O Affaire Coimbra (2)
jpt, 16.04.23
De Maputo continuam-me a chegar novas sobre o "affaire Coimbra". Agora mesmo um manifesto assinado por um grande rol de intelectuais (cerca de 260 pessoas) - alguns dos quais já li para grande aprendizagem minha. O texto é muito justo, convocando Estado e sociedade para enfrentar problemas graves e sempre descurados.
Mas é também interessante devido a outra dimensão do seu conteúdo. Pois é um enorme ditirambo contra o "Patriarca Genial" (assim nomeado) mas preservando-lhe léxico (e semântica), reclamando a continuidade de um legado teórico e de militância (mescla dita "activismo", no jargão de agora). E isso é interessante pois será o enterro definitivo nas ciências sociais do país do tópico da "reflexividade", essa crença (até autofágica) de que as condições pessoais e sociais dos investigadores infestam, e até determinam, o discurso analítico. Ora se neste caso é exactamente o contrário (pelo que centenas de intelectuais o assinam) então sintam-se os "mais-novos" livres dessa "maldição"... E os mais-velhos também, mesmo que "tóxicos", "brancos" ou poluídos por outras malfeitorias desqualificativas do mesmo teor.
Como está legitimada (e ainda bem) a "autoetnografia", deixo-me perorar nesse rumo. 18 anos em Moçambique, 1 na Bélgica. Outros 6 de facto confinado nos Olivais Sul e na margem Norte do Sado. Dou-me cada vez com menos gente, tanto devido à idade como, decerto, porque vários se terão cansado da minha vacuidade monótona (há quem lhe chame mau-feitio mas não é verdade). Ainda assim, tão afastado do rossio, fui v/lendo o ror de mesuras, de palcos atribuídos (e não só nos jornais mais ligados ao eixo PS-BE), de "respeitinho é muito bonito". E acima de tudo de silêncios críticos - e nisso não incluo polémicas de jornais, que são coisas de outra natureza. É evidente que não leio tudo mas neste quarto de século li 2 ou 3 dos melhores antropólogos nacionais cutucarem, um pouco a latere, as formulações do "Patriarca Genial". E noto com prazer 2 franceses que foram o suficientemente críticos, mas apenas centrados nas suas formulações sobre o percurso histórico português. O resto, repito, mesuras - em última análise "ele é genial mas tem destas coisas" como salvaguarda agora a primeira página do jornal "Público"... E silêncio.

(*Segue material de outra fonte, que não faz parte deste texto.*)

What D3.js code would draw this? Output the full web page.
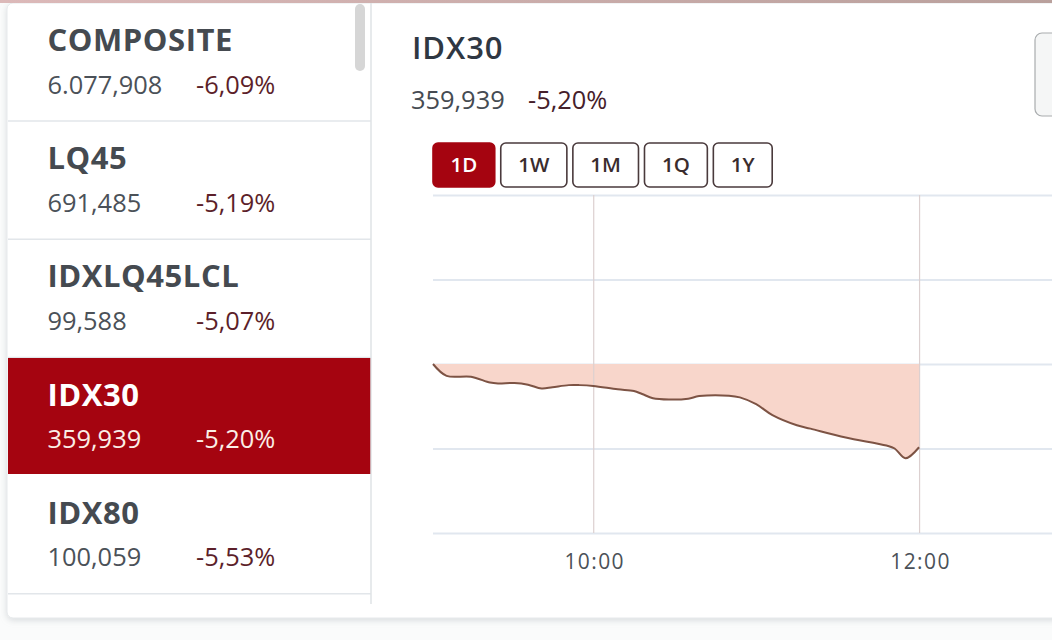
<!DOCTYPE html>
<html><head><meta charset="utf-8">
<script src="https://cdn.jsdelivr.net/npm/d3@7"></script>
<style>html,body{margin:0;padding:0;background:#fafbfb;overflow:hidden}svg{display:block}text{font-family:"Open Sans",sans-serif}</style>
</head><body><svg id="c" width="1052" height="640"></svg>
<script>
// --- data ---
const indexNames = ["COMPOSITE","LQ45","IDXLQ45LCL","IDX30","IDX80"];
const indexValues = ["6.077,908","691,485","99,588","359,939","100,059"];
const indexChanges = ["-6,09%","-5,19%","-5,07%","-5,20%","-5,53%"];
const selectedIndex = "IDX30";
const ranges = ["1D","1W","1M","1Q","1Y"];
const activeRange = "1D";
const times = ["09:01","09:06","09:15","09:22","09:25","09:31","09:36","09:41","09:45","09:51","09:55","10:00","10:09","10:15","10:18","10:22","10:28","10:35","10:39","10:50","10:54","11:00","11:06","11:15","11:20","11:33","11:48","11:51","11:55","12:00"];
const prices = [380.0,377.2,377.0,375.6,375.4,375.5,375.1,374.2,374.5,375.0,375.0,374.8,374.0,373.6,372.9,371.9,371.6,371.8,372.4,372.5,372.1,370.5,367.9,365.5,364.7,362.6,360.7,360.0,357.7,360.3];
const previousClose = 380;
const yTicks = [340,360,380,400,420];
const xTicks = ["10:00","12:00"];

// --- layout ---
const svg = d3.select("#c");
const parse = d3.timeParse("%H:%M"), fmt = d3.timeFormat("%H:%M");
const W = 1052, H = 640;
const defs = svg.append("defs");
defs.append("filter").attr("id","sh").attr("x","-2%").attr("y","-2%").attr("width","104%").attr("height","104%")
  .append("feDropShadow").attr("dx",0).attr("dy",2).attr("stdDeviation",3).attr("flood-color","#9aa3a8").attr("flood-opacity",0.35);
const tg = defs.append("linearGradient").attr("id","top");
tg.append("stop").attr("offset","0").attr("stop-color","#dcb9b9");
tg.append("stop").attr("offset","1").attr("stop-color","#b9a09c");
svg.append("rect").attr("x",7).attr("y",3).attr("width",W+20).attr("height",615).attr("rx",6)
  .attr("fill","#fff").attr("stroke","#e6e9eb").attr("stroke-width",1).attr("filter","url(#sh)");
svg.append("rect").attr("width",W).attr("height",3).attr("fill","url(#top)");

// sidebar
const rowTop = 3, rowH = 118.2, sideX = 8, sideR = 371;
const row = svg.selectAll("g.row").data(indexNames).join("g").attr("class","row")
  .attr("transform",(d,i)=>`translate(0,${rowTop + i*rowH})`);
row.filter(d=>d===selectedIndex).append("rect").attr("x",sideX).attr("y",0.4).attr("width",sideR-sideX).attr("height",116).attr("fill","#a50410");
row.filter(d=>d!==selectedIndex).append("line").attr("x1",sideX).attr("x2",sideR).attr("y1",118).attr("y2",118).attr("stroke","#e2e6ea").attr("stroke-width",1.5);
const on = d => d===selectedIndex;
row.append("text").attr("x",47.5).attr("y",48).text(d=>d)
  .attr("font-size",31).attr("font-weight",700).attr("letter-spacing",0.55).attr("fill",d=>on(d)?"#fff":"#454a50");
row.append("text").attr("x",47.5).attr("y",90.5).text((d,i)=>indexValues[i])
  .attr("font-size",25.4).attr("font-weight",d=>on(d)?500:400).attr("fill",d=>on(d)?"#fbeee6":"#4b5158");
row.append("text").attr("x",196).attr("y",90.5).text((d,i)=>indexChanges[i])
  .attr("font-size",25.4).attr("font-weight",d=>on(d)?500:400).attr("fill",d=>on(d)?"#fbeee6":"#5c1f2a");
svg.append("line").attr("x1",sideR).attr("x2",sideR).attr("y1",3).attr("y2",604).attr("stroke","#dfe3e6").attr("stroke-width",1.5);
svg.append("rect").attr("x",355).attr("y",4).attr("width",10).attr("height",67).attr("rx",5).attr("fill","#d6d6d6");

// header
svg.append("text").attr("x",412).attr("y",59).text(selectedIndex).attr("font-size",31).attr("font-weight",600).attr("letter-spacing",0.9).attr("fill","#2f3742");
const si = indexNames.indexOf(selectedIndex);
svg.append("text").attr("x",411).attr("y",109).text(indexValues[si]).attr("font-size",25.4).attr("fill","#454b52");
svg.append("text").attr("x",528).attr("y",109).text(indexChanges[si]).attr("font-size",25.4).attr("fill","#45202a");
svg.append("rect").attr("x",1035).attr("y",33).attr("width",40).attr("height",83).attr("rx",7).attr("fill","#f5f6f6").attr("stroke","#a9acae").attr("stroke-width",1.2);

// range buttons (width follows the label)
let bx = 433;
ranges.forEach(r=>{
  const g = svg.append("g");
  const rect = g.append("rect");
  const t = g.append("text").text(r).attr("font-size",20.5).attr("font-weight",600).attr("text-anchor","middle").attr("y",172)
    .attr("fill",r===activeRange?"#fff":"#3a2c2e");
  const w = t.node().getComputedTextLength() + 35;
  t.attr("x",bx+w/2);
  rect.attr("x",bx).attr("y",143).attr("width",w).attr("height",44).attr("rx",5)
    .attr("fill",r===activeRange?"#a50410":"#fff")
    .attr("stroke",r===activeRange?"#a50410":"#4a3a3c").attr("stroke-width",1.6);
  bx += w + 6;
});

// chart
const x = d3.scaleTime().domain([parse("09:01"),parse("13:00")]).range([433,1082]);
const y = d3.scaleLinear().domain([340,420]).range([533,195]);
const pts = times.map((t,i)=>({t:parse(t),v:prices[i]}));

svg.append("g").attr("transform","translate(433,0)")
  .call(d3.axisLeft(y).tickValues(yTicks).tickSize(-649).tickFormat(""))
  .call(g=>g.select(".domain").remove())
  .call(g=>g.selectAll("line").attr("stroke","#e1e7ef").attr("stroke-width",1.8));

const curve = d3.curveCatmullRom.alpha(0.5);
svg.append("path").datum(pts).attr("fill","#f8d6cb")
  .attr("d",d3.area().curve(curve).x(d=>x(d.t)).y0(y(previousClose)).y1(d=>y(d.v)));

const ax = svg.append("g").attr("transform",`translate(0,${y(340)})`)
  .call(d3.axisBottom(x).tickValues(xTicks.map(parse)).tickFormat(fmt).tickSize(0).tickPadding(21));
ax.select(".domain").remove();
ax.selectAll("text").attr("font-size",21).attr("fill","#4b5158").attr("font-family","'Open Sans',sans-serif").attr("letter-spacing",1.4).attr("dx",1);
ax.selectAll(".tick").append("line").attr("y1",0).attr("y2",y(420)-y(340)).attr("stroke","#dcd0d0").attr("stroke-width",1.2);

svg.append("path").datum(pts).attr("fill","none").attr("stroke","#7d5344").attr("stroke-width",2).attr("stroke-linejoin","round")
  .attr("d",d3.line().curve(curve).x(d=>x(d.t)).y(d=>y(d.v)));
</script></body></html>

E agora mesmo os seus subscritores (até gente que o ombreou no patético gemido de que estava a ser criminalizado devido ao efectivo apoio à Rússia - tropelia a que dediquei um texto de blog que me saiu bem, dinamizado pelo nojo para com aqueles putinescos, o "Da Empáfia Hipócrita") acordam e vêm agregar-se na luta contra... "o patriarcado e o colonialismo". É evidente que a gente pode andar completamente distraída no mundo - mas então não se intitula (e assina) como "grande repórter" (como aqueloutra) ou "investigadora (de ciências sociais)".

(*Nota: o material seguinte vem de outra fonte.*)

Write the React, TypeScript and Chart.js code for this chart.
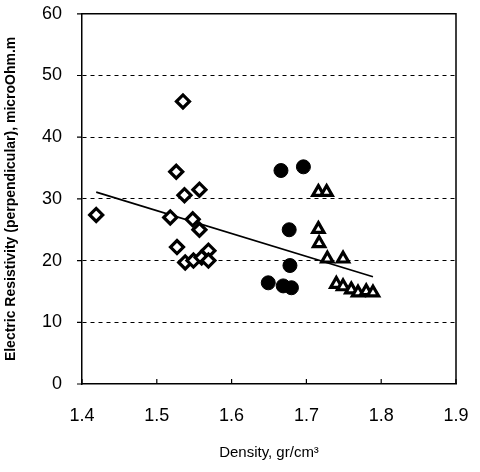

Cerca de 2005 em Maputo um amigo tinha sido ofertado com dois exemplares de um livro com um bem esgalhado título kantiano. E ofereceu-me um. Era "A Crítica da Razão Indolente". Encetei-o com o tratamento que me é habitual, ler a introdução e, quando há, a conclusão. Fiquei estupefacto. Decerto que devido às minhas limitações intelectuais, porventura por ser também um "positivista" (e "branco" e "tóxico", mas na época ainda não era tão grave sê-lo). Na modéstia do meu calibre fiz aquilo que julgo apropriado a esta condição: escrevi um e-mail a um punhado de colegas que muito respeitava, perguntando-lhes "já leste o último livro do BSS?", com o intuito que algum(ns) me pudesse(m) iluminar, esclarecer, fundamentar aquilo, que me parecera um devaneio ideológico em formato de calhamaço. Uns não me responderam, outros não tinham lido. Mas um, antropólogo a que voto grande respeito intelectual (e muitas leituras), respondeu-me com um evidente carinho de mais-velho, num apenas: "não te metas com o Boaventura". Assim fiz.
Há algum manifesto que eu possa agora assinar?